What Is a Regulatory Asset?
A regulatory asset is a specific cost of service recovery that a regulatory agency permits a U.S. public utility (usually an energy company) to defer to its balance sheet. In effect, these costs or revenues are capitalized and then depreciated over time. These amounts would otherwise be required to appear on the company's income statement as current period expenses. The booking of regulatory assets (as well as regulatory liabilities) is the purpose of regulatory accounting for the utilities sector to match revenues and expenses, and to smooth out rate recoveries.
- A regulatory asset is a way to capitalize cash flows for public utilities so that they appear on the balance sheet instead of the income statement.
- These apply chiefly to public utilities such as power companies.
- Regulatory assets must be treated appropriately on financial statements under appropriate accounting standards.
- Regulatory assets may include costs related to energy efficiency programs and low-income energy assistance programs, and deferred fuel costs.
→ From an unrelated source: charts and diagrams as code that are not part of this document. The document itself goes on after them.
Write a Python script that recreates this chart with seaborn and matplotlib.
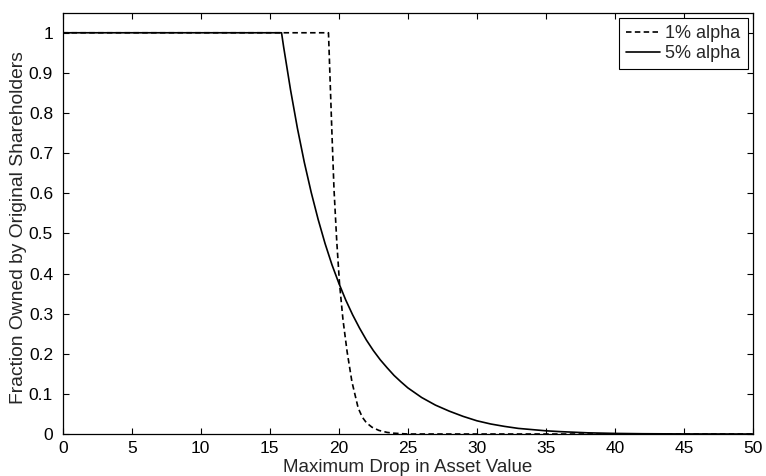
import numpy as np
import pandas as pd
import matplotlib
matplotlib.use("Agg")
import matplotlib.pyplot as plt
import seaborn as sns

# Data
x_1pct = [0, 19.25, 19.35, 19.5, 19.65, 19.85, 20.05, 20.3, 20.6, 20.95, 21.4, 21.7, 22.0,
          22.4, 22.9, 23.5, 24.0, 25.0, 50.0]
y_1pct = [1.0, 1.0, 0.90, 0.75, 0.61, 0.48, 0.375, 0.285, 0.205, 0.13, 0.065, 0.042, 0.028,
          0.017, 0.009, 0.004, 0.002, 0.0, 0.0]

x_5pct = [0, 15.85, 16.0, 16.5, 17.0, 17.5, 18.0, 18.5, 19.0, 19.5, 20.0, 20.5, 21.0, 21.5,
          22.0, 22.5, 23.0, 23.5, 24.0, 24.5, 25.0, 26.0, 27.0, 28.0, 29.0, 30.0, 31.0, 32.0,
          33.0, 34.0, 35.0, 36.0, 37.0, 38.0, 40.0, 42.0, 45.0, 50.0]
y_5pct = [1.0, 1.0, 0.965, 0.858, 0.762, 0.677, 0.602, 0.535, 0.475, 0.422, 0.376, 0.334,
          0.297, 0.264, 0.234, 0.208, 0.185, 0.165, 0.146, 0.130, 0.115, 0.091, 0.072, 0.057,
          0.044, 0.033, 0.025, 0.019, 0.014, 0.011, 0.008, 0.006, 0.0045, 0.003, 0.0015,
          0.0007, 0.0002, 0.0]

series_names = ["1% alpha", "5% alpha"]
x_ticks = list(range(0, 51, 5))
y_ticks = [0, 0.1, 0.2, 0.3, 0.4, 0.5, 0.6, 0.7, 0.8, 0.9, 1]
y_tick_labels = ["0", "0.1", "0.2", "0.3", "0.4", "0.5", "0.6", "0.7", "0.8", "0.9", "1"]
x_label = "Maximum Drop in Asset Value"
y_label = "Fraction Owned by Original Shareholders"

sns.set_style("ticks")
plt.rcParams['font.family'] = ['Liberation Sans', 'DejaVu Sans']

fig = plt.figure(figsize=(7.66, 4.76), dpi=100)
ax = fig.add_axes([0.0819, 0.0882, 0.9011, 0.8851])

df1 = pd.DataFrame({"x": x_1pct, "y": y_1pct})
df2 = pd.DataFrame({"x": x_5pct, "y": y_5pct})
sns.lineplot(data=df1, x="x", y="y", ax=ax, color="black", lw=1.2,
             linestyle=(0, (3.3, 2.0)), label=series_names[0], sort=False)
sns.lineplot(data=df2, x="x", y="y", ax=ax, color="black", lw=1.2,
             label=series_names[1], sort=False)

ax.set_xlim(0, 50)
ax.set_ylim(0, 1.05)
ax.set_xticks(x_ticks)
ax.set_yticks(y_ticks)
ax.set_yticklabels(y_tick_labels)
ax.set_xlabel(x_label, fontsize=13.5)
ax.set_ylabel(y_label, fontsize=13.9)
ax.xaxis.set_label_coords(0.5, -0.06)
ax.yaxis.set_label_coords(-0.0515, 0.49)
ax.tick_params(direction="in", length=4, width=0.8, top=True, right=True,
               labelsize=12.5, colors="black")
ax.tick_params(axis="y", pad=7)
ax.tick_params(axis="x", pad=5)
for s in ax.spines.values():
    s.set_linewidth(0.9)
    s.set_color("black")
    s.set_visible(True)

leg = ax.legend(loc="upper right", fontsize=13, frameon=True, fancybox=False,
                edgecolor="black", framealpha=1, handlelength=1.85, handletextpad=0.3,
                borderaxespad=0.3, borderpad=0.4, labelspacing=0.15)
leg.get_frame().set_linewidth(0.8)

fig.savefig("out.png", dpi=100)
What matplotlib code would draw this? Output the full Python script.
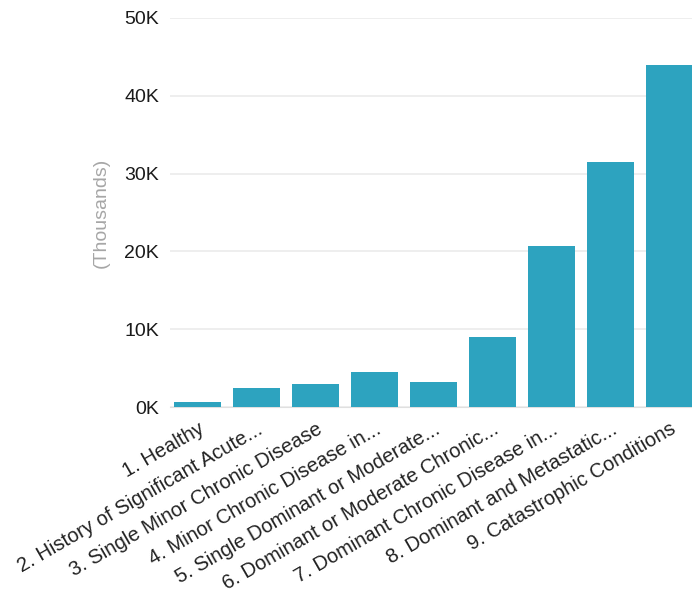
import matplotlib.pyplot as plt
from matplotlib.ticker import FuncFormatter

categories = [
    "1. Healthy",
    "2. History of Significant Acute...",
    "3. Single Minor Chronic Disease",
    "4. Minor Chronic Disease in...",
    "5. Single Dominant or Moderate...",
    "6. Dominant or Moderate Chronic...",
    "7. Dominant Chronic Disease in...",
    "8. Dominant and Metastatic...",
    "9. Catastrophic Conditions",
]
values = [650, 2400, 2900, 4450, 3200, 9000, 20700, 31500, 44000]
y_ticks = [0, 10000, 20000, 30000, 40000, 50000]

plt.rcParams["font.family"] = ["Liberation Sans", "DejaVu Sans"]

fig = plt.figure(figsize=(6.92, 5.96), dpi=100)
ax = fig.add_axes([0.2457, 0.317, 0.7543, 0.653])

x = range(len(categories))
ax.bar(x, values, width=0.8, color="#2da3bf", zorder=3)

ax.set_ylim(0, 50000)
ax.set_xlim(-0.47, 8.38)
ax.set_yticks(y_ticks)
ax.yaxis.set_major_formatter(FuncFormatter(lambda v, _: f"{v / 1000:.0f}K"))
ax.grid(axis="y", color="#ebebeb", linewidth=1.2, zorder=0)

ax.set_xticks(list(x))
ax.set_xticklabels(categories, rotation=30, ha="right", va="top",
                   rotation_mode="anchor", fontsize=14.5, color="#222222")
ax.tick_params(axis="x", length=0, pad=9)
ax.tick_params(axis="y", length=0, pad=8, labelsize=14, labelcolor="#1a1a1a")

ax.set_ylabel("(Thousands)", color="#a6a6a6", fontsize=14, labelpad=10)

for side in ["top", "right", "left"]:
    ax.spines[side].set_visible(False)
ax.spines["bottom"].set_color("#e0e0e0")

fig.savefig("out.png", dpi=100)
Understanding Regulatory Assets
Government Accounting Standards Board (GASB) Statement No. 62 governs the recording of regulatory assets. According to the statement, regulatory assets are created when certain expenses are recognized as deferrals instead of period expenses. These expenses may include environmental and decommissioning costs, deferred power costs, losses on asset retirements, extraordinary repair and maintenance costs, unrealized derivative losses, advance refunding costs, storm damage costs and debt issuance costs.
The regulator has discretion over which expenses (and their amounts) can be included in rates for recovery for a public utility. If it deems an expense item as not eligible to recover from ratepayers, it will require the utility to expense it instead of recording it as a regulatory asset. Amounts allowed as regulatory assets must be amortized over an expected period through rates. GASB rules entail detailed tracking of expenses and their associated estimated recovery periods. Each regulatory asset must also be disclosed in detail in a utility's financial statements.
Example of a Regulatory Asset
As an example, the electric utility Edison International carried $350 million in short-term regulatory assets and $7,455 million in long-term regulatory assets on its balance sheet as of December 31, 2016. The breakdown of the regulatory assets is disclosed and discussed in the notes to the financial statements. Additional information regarding these assets is provided to investors and other users of the financial statements in the management discussion and analysis (MD&A) sections.